In economics, when Y(t) is the state of the economy at time t, there is a distinction between three types of variables (aka "indicators"): Leading, coincident, and lagging variables. Leading indicators are those that change before the economy changes (e.g. the stock market); coincident indicators change during the period when the economy changes (e.g., GDP), and lagging indicators change after the economy changes (e.g., unemployment). -- see about.com.

This distinction is especially revealing when we consider the difference between building an econometric model for the purpose of explaining vs. forecasting. For explaining, you can have both leading and coincident variables as inputs. However, if the purpose is forecasting, the inclusion of coincident variables requires one to forecast them before they can be used to forecast Y(t). An alternative is to lag those variables and include them only in leading-indicator format.

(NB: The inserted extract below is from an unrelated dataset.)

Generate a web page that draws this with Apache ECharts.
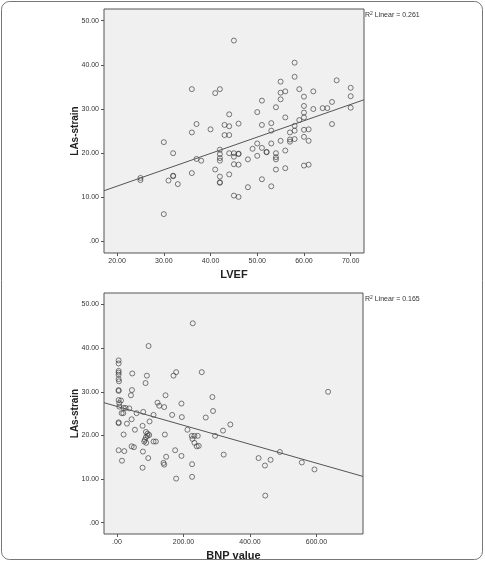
<!DOCTYPE html>
<html>
<head>
<meta charset="utf-8">
<script src="https://cdn.jsdelivr.net/npm/echarts@6/dist/echarts.min.js"></script>
<style>
  html, body { margin: 0; padding: 0; background: #fff; }
  #chart { width: 485px; height: 562px; }
</style>
</head>
<body>
<div id="chart"></div>
<script>
// === DATA ===
// top panel: LVEF vs LAs-strain
const lvefPoints = [
  [25,14.4],[25,13.9],[30,22.5],[30,6.2],[31,13.8],[32,20.0],[32,14.9],[32,14.8],[33,13.0],
  [36,34.5],[36,24.7],[36,15.5],[37,26.6],[37,18.7],[38,18.3],[40,25.4],[41,33.6],[41,16.3],
  [42,34.5],[42,20.8],[42,19.8],[42,18.9],[42,18.3],[42,14.7],[42,13.4],[42,13.3],
  [43,26.4],[43,24.1],[44,28.8],[44,26.1],[44,24.1],[44,20.0],[44,15.2],
  [45,45.5],[45,20.0],[45,19.2],[45,17.5],[45,10.4],[46,26.7],[46,19.9],[46,19.8],[46,17.4],[46,10.1],
  [48,18.6],[48,12.3],[49,21.0],[50,29.3],[50,22.2],[50,19.4],[51,31.9],[51,26.4],[51,21.2],[51,14.1],
  [52,20.3],[52,20.2],[53,26.8],[53,25.1],[53,22.2],[53,12.5],[54,30.4],[54,20.0],[54,19.1],[54,18.6],[54,16.3],
  [55,36.2],[55,33.7],[55,32.2],[55,22.8],[56,34.0],[56,28.1],[56,20.6],[56,16.6],
  [57,24.7],[57,23.1],[57,22.6],[58,40.5],[58,37.3],[58,26.2],[58,25.1],[58,23.2],[59,34.5],[59,27.5],
  [60,32.8],[60,30.7],[60,29.2],[60,28.1],[60,25.3],[60,23.7],[60,17.2],[61,25.4],[61,22.8],[61,17.4],
  [62,34.0],[62,30.0],[64,30.2],[65,30.2],[66,31.6],[66,26.6],[67,36.5],[70,34.8],[70,32.9],[70,30.3]
];
const lvefFitX = [17.2, 72.85];
const lvefFitY = [11.5, 32.1];
const lvefR2 = '0.261';

// bottom panel: BNP value vs LAs-strain
const bnpPoints = [
  [5,37.2],[5,36.5],[5,34.8],[5,34.4],[5,33.9],[5,32.9],[6,32.4],[5,30.4],[5,30.2],[5,28.1],[12,28.0],
  [7,27.4],[7,26.6],[20,26.3],[26,26.3],[37,26.2],[14,25.1],[19,25.1],[5,23.0],[5,22.8],[5,16.6],
  [22,16.4],[15,14.2],[20,20.2],[30,22.7],[44,23.7],[46,34.2],[45,30.4],[42,29.2],[59,25.1],[79,25.4],
  [54,21.3],[44,17.5],[51,17.3],[95,40.5],[90,33.7],[86,32.0],[98,23.2],[77,22.2],[87,20.8],[92,20.4],
  [97,20.1],[92,19.9],[87,19.6],[84,19.0],[82,18.6],[88,18.3],[110,18.6],[117,18.6],[78,16.3],[94,14.8],
  [77,12.6],[110,24.7],[122,27.5],[127,26.8],[142,26.5],[146,29.2],[144,20.2],[148,15.1],[140,13.7],
  [142,13.3],[166,24.7],[170,33.7],[178,34.5],[175,16.6],[178,10.1],[194,27.3],[195,24.2],[194,15.3],
  [212,21.3],[225,19.9],[233,19.9],[243,19.9],[227,19.2],[233,18.3],[240,17.5],[246,17.6],[226,13.4],
  [226,10.5],[228,45.7],[255,34.5],[267,24.1],[287,28.8],[289,25.6],[295,19.9],[319,21.1],[321,15.6],
  [341,22.5],[426,14.8],[445,13.1],[446,6.2],[462,14.4],[490,16.2],[556,13.8],[594,12.2],[635,30.0]
];
const bnpFitX = [-39, 740];
const bnpFitY = [27.5, 10.6];
const bnpR2 = '0.165';

const strainTicks = [0, 10, 20, 30, 40, 50];
const lvefTicks = [20, 30, 40, 50, 60, 70];
const bnpTicks = [0, 200, 400, 600];

// === STYLE ===
const FONT = '"Liberation Sans", Arial, sans-serif';
const INK = '#333';

// SPSS style: 0 -> ".00"
function fmt(v) {
  const s = v.toFixed(2);
  return s.startsWith('0.') ? s.slice(1) : s;
}

function xAxis(idx, min, max, ticks, name) {
  return {
    type: 'value', gridIndex: idx, min: min, max: max,
    name: name, nameLocation: 'middle', nameGap: 16,
    nameTextStyle: { fontFamily: FONT, fontWeight: 'bold', fontSize: 11, color: '#222' },
    axisLine: { show: false, onZero: false },
    splitLine: { show: false },
    axisTick: { show: true, inside: false, length: 3, customValues: ticks, lineStyle: { color: '#555' } },
    axisLabel: { customValues: ticks, formatter: fmt, fontFamily: FONT, fontSize: 7, color: INK, margin: 5 }
  };
}

function yAxis(idx) {
  return {
    type: 'value', gridIndex: idx, min: -2.6, max: 52.65,
    name: 'LAs-strain', nameLocation: 'middle', nameGap: 24, nameRotate: 90,
    nameMoveOverlap: false,
    nameTextStyle: { fontFamily: FONT, fontWeight: 'bold', fontSize: 10, color: '#222' },
    axisLine: { show: false, onZero: false },
    splitLine: { show: false },
    axisTick: { show: true, inside: false, length: 3, customValues: strainTicks, lineStyle: { color: '#555' } },
    axisLabel: { customValues: strainTicks, formatter: fmt, fontFamily: FONT, fontSize: 7, color: INK, margin: 5 }
  };
}

function scatter(idx, data) {
  return {
    type: 'scatter', xAxisIndex: idx, yAxisIndex: idx, data: data,
    symbol: 'circle', symbolSize: 5,
    itemStyle: { color: 'rgba(0,0,0,0)', borderColor: '#333', borderWidth: 0.8 },
    silent: true
  };
}

function fitLine(idx, xs, ys) {
  return {
    type: 'line', xAxisIndex: idx, yAxisIndex: idx,
    data: xs.map((x, i) => [x, ys[i]]),
    showSymbol: false, clip: true, silent: true,
    lineStyle: { color: '#555', width: 1 }
  };
}

function r2Text(top, value) {
  return {
    type: 'text', left: 365, top: top,
    style: {
      text: '{a|R}{s|2}{a| Linear = ' + value + '}',
      rich: {
        a: { fontFamily: FONT, fontSize: 7, fill: INK },
        s: { fontFamily: FONT, fontSize: 5, fill: INK, verticalAlign: 'top', padding: [0, 0, 3, 0] }
      }
    }
  };
}

// === RENDER ===
const chart = echarts.init(document.getElementById('chart'), null, { renderer: 'canvas' });
chart.setOption({
  animation: false,
  grid: [
    { left: 104, top: 9, width: 260, height: 244, show: true, backgroundColor: '#f0f0f0', borderColor: '#555', borderWidth: 1 },
    { left: 104, top: 293, width: 259, height: 243, show: true, backgroundColor: '#f0f0f0', borderColor: '#555', borderWidth: 1 }
  ],
  xAxis: [
    xAxis(0, 17.2, 72.85, lvefTicks, 'LVEF'),
    xAxis(1, -39, 740, bnpTicks, 'BNP value')
  ],
  yAxis: [yAxis(0), yAxis(1)],
  series: [
    fitLine(0, lvefFitX, lvefFitY),
    scatter(0, lvefPoints),
    fitLine(1, bnpFitX, bnpFitY),
    scatter(1, bnpPoints)
  ],
  graphic: [
    {
      type: 'rect', silent: true,
      shape: { x: 1.5, y: 1.5, width: 481, height: 558, r: 8 },
      style: { fill: 'none', stroke: '#777', lineWidth: 1 }
    },
    r2Text(11, lvefR2),
    r2Text(295, bnpR2)
  ]
});
</script>
</body>
</html>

I found a neat example of a leading indicator on thefreedictionary.com: The "Leading Lipstick Indicator"
is based on the theory that a consumer turns to less-expensive indulgences, such as lipstick, when she (or he) feels less than confident about the future. Therefore, lipstick sales tend to increase during times of economic uncertainty or a recession. This term was coined by Leonard Lauder (chairman of Estee Lauder), who consistently found that during tough economic times, his lipstick sales went up. Believe it or not, the indicator has been quite a reliable signal of consumer attitudes over the years. For example, in the months following the Sept 11 terrorist attacks, lipstick sales doubled

Tuesday, February 26, 2008

Data mining competition season

Those who've been following my postings probably recall "competition season" when all of a sudden there are multiple new interesting datasets out there, each framing a business problem that requires the combination of data mining and creativity.

Two such competitions are the SAS Data Mining Shootout and the 2008 Neural Forecasting Competition. The SAS problem concerns revenue management for an airline who wants to improve their customer satisfaction. The NN5 competition is about forecasting cash withdrawals from ATMs.

Here are the similarities between the two competitions: they both provide real data and reasonably real business problems. Now to a more interesting similarity: they both have time series forecasting tasks. From a recent survey on the popularity of types of data mining techniques, it appears that time series are becoming more and more prominent. They also both require registration in order to get access to the data (I didn't compare their terms of use, but that's another interesting comparison), and welcome any type of modeling. Finally, they are both tied to a conference, where competitors can present their results and methods.

What would be really nice is if, like in KDD, the winners' papers would be published online and made publicly available.